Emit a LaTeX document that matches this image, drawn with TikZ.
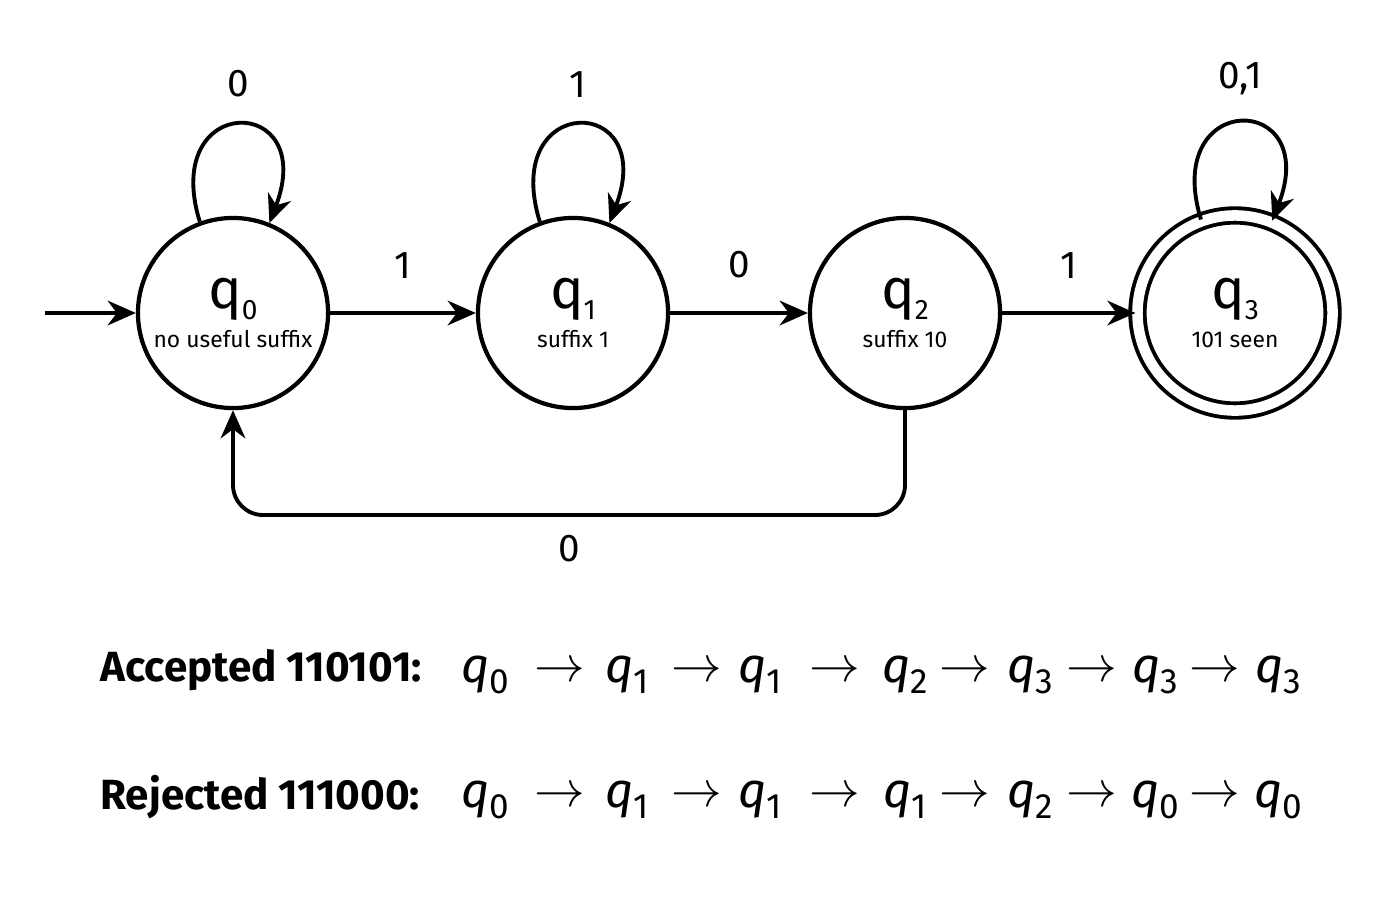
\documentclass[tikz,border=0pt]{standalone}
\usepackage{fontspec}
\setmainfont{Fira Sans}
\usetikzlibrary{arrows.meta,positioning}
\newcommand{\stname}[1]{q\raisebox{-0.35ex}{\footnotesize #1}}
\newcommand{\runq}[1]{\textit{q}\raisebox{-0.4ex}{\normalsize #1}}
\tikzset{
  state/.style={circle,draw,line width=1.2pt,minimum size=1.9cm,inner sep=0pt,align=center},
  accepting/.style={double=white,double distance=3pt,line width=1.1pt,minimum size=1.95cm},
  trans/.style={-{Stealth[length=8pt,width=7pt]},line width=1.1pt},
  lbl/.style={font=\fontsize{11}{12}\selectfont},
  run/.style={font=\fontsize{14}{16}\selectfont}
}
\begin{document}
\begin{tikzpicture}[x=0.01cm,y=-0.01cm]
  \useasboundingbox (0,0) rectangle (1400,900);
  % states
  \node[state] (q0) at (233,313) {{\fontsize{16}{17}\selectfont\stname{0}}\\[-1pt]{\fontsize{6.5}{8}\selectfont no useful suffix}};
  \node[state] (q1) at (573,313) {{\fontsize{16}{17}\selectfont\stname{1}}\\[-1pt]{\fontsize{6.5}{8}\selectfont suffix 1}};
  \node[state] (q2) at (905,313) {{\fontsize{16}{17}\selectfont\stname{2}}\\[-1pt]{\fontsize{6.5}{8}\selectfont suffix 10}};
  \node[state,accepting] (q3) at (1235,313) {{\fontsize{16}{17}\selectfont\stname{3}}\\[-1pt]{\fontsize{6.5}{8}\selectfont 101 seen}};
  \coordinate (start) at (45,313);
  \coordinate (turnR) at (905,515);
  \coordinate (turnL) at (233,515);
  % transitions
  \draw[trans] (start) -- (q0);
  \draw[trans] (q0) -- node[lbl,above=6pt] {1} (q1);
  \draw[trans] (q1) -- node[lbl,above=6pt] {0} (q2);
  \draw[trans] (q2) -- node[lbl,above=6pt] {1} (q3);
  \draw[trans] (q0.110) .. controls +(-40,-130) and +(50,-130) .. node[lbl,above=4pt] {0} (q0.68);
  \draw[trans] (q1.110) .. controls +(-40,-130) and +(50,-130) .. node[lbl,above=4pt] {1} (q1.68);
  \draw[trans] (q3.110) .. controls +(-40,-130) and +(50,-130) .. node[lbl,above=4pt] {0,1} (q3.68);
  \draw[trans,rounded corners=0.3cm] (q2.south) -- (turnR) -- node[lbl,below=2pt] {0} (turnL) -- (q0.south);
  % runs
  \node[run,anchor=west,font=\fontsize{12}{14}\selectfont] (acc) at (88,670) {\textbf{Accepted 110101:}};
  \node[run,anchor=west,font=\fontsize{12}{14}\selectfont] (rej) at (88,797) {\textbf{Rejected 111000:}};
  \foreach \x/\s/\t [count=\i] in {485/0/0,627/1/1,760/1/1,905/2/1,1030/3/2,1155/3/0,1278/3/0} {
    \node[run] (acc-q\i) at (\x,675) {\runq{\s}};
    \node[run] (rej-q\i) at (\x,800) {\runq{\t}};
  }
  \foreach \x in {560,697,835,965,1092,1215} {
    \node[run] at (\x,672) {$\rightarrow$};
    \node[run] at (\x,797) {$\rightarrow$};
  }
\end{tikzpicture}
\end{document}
━━━━━━━━━━━━━━━━━━━━
(WRITTEN TASK): Give back every line exactly as it stands, pictures excluded.

(SOLUTION TO THE EXERCISE):
Emit a LaTeX document that matches this image, drawn with TikZ.
\documentclass[tikz,border=0pt]{standalone}
\usepackage{fontspec}
\setmainfont{Fira Sans}
\usetikzlibrary{arrows.meta,positioning}
\newcommand{\stname}[1]{q\raisebox{-0.35ex}{\footnotesize #1}}
\newcommand{\runq}[1]{\textit{q}\raisebox{-0.4ex}{\normalsize #1}}
\tikzset{
  state/.style={circle,draw,line width=1.2pt,minimum size=1.9cm,inner sep=0pt,align=center},
  accepting/.style={double=white,double distance=3pt,line width=1.1pt,minimum size=1.95cm},
  trans/.style={-{Stealth[length=8pt,width=7pt]},line width=1.1pt},
  lbl/.style={font=\fontsize{11}{12}\selectfont},
  run/.style={font=\fontsize{14}{16}\selectfont}
}
\begin{document}
\begin{tikzpicture}[x=0.01cm,y=-0.01cm]
  \useasboundingbox (0,0) rectangle (1400,900);
  % states
  \node[state] (q0) at (233,313) {{\fontsize{16}{17}\selectfont\stname{0}}\\[-1pt]{\fontsize{6.5}{8}\selectfont no useful suffix}};
  \node[state] (q1) at (573,313) {{\fontsize{16}{17}\selectfont\stname{1}}\\[-1pt]{\fontsize{6.5}{8}\selectfont suffix 1}};
  \node[state] (q2) at (905,313) {{\fontsize{16}{17}\selectfont\stname{2}}\\[-1pt]{\fontsize{6.5}{8}\selectfont suffix 10}};
  \node[state,accepting] (q3) at (1235,313) {{\fontsize{16}{17}\selectfont\stname{3}}\\[-1pt]{\fontsize{6.5}{8}\selectfont 101 seen}};
  \coordinate (start) at (45,313);
  \coordinate (turnR) at (905,515);
  \coordinate (turnL) at (233,515);
  % transitions
  \draw[trans] (start) -- (q0);
  \draw[trans] (q0) -- node[lbl,above=6pt] {1} (q1);
  \draw[trans] (q1) -- node[lbl,above=6pt] {0} (q2);
  \draw[trans] (q2) -- node[lbl,above=6pt] {1} (q3);
  \draw[trans] (q0.110) .. controls +(-40,-130) and +(50,-130) .. node[lbl,above=4pt] {0} (q0.68);
  \draw[trans] (q1.110) .. controls +(-40,-130) and +(50,-130) .. node[lbl,above=4pt] {1} (q1.68);
  \draw[trans] (q3.110) .. controls +(-40,-130) and +(50,-130) .. node[lbl,above=4pt] {0,1} (q3.68);
  \draw[trans,rounded corners=0.3cm] (q2.south) -- (turnR) -- node[lbl,below=2pt] {0} (turnL) -- (q0.south);
  % runs
  \node[run,anchor=west,font=\fontsize{12}{14}\selectfont] (acc) at (88,670) {\textbf{Accepted 110101:}};
  \node[run,anchor=west,font=\fontsize{12}{14}\selectfont] (rej) at (88,797) {\textbf{Rejected 111000:}};
  \foreach \x/\s/\t [count=\i] in {485/0/0,627/1/1,760/1/1,905/2/1,1030/3/2,1155/3/0,1278/3/0} {
    \node[run] (acc-q\i) at (\x,675) {\runq{\s}};
    \node[run] (rej-q\i) at (\x,800) {\runq{\t}};
  }
  \foreach \x in {560,697,835,965,1092,1215} {
    \node[run] at (\x,672) {$\rightarrow$};
    \node[run] at (\x,797) {$\rightarrow$};
  }
\end{tikzpicture}
\end{document}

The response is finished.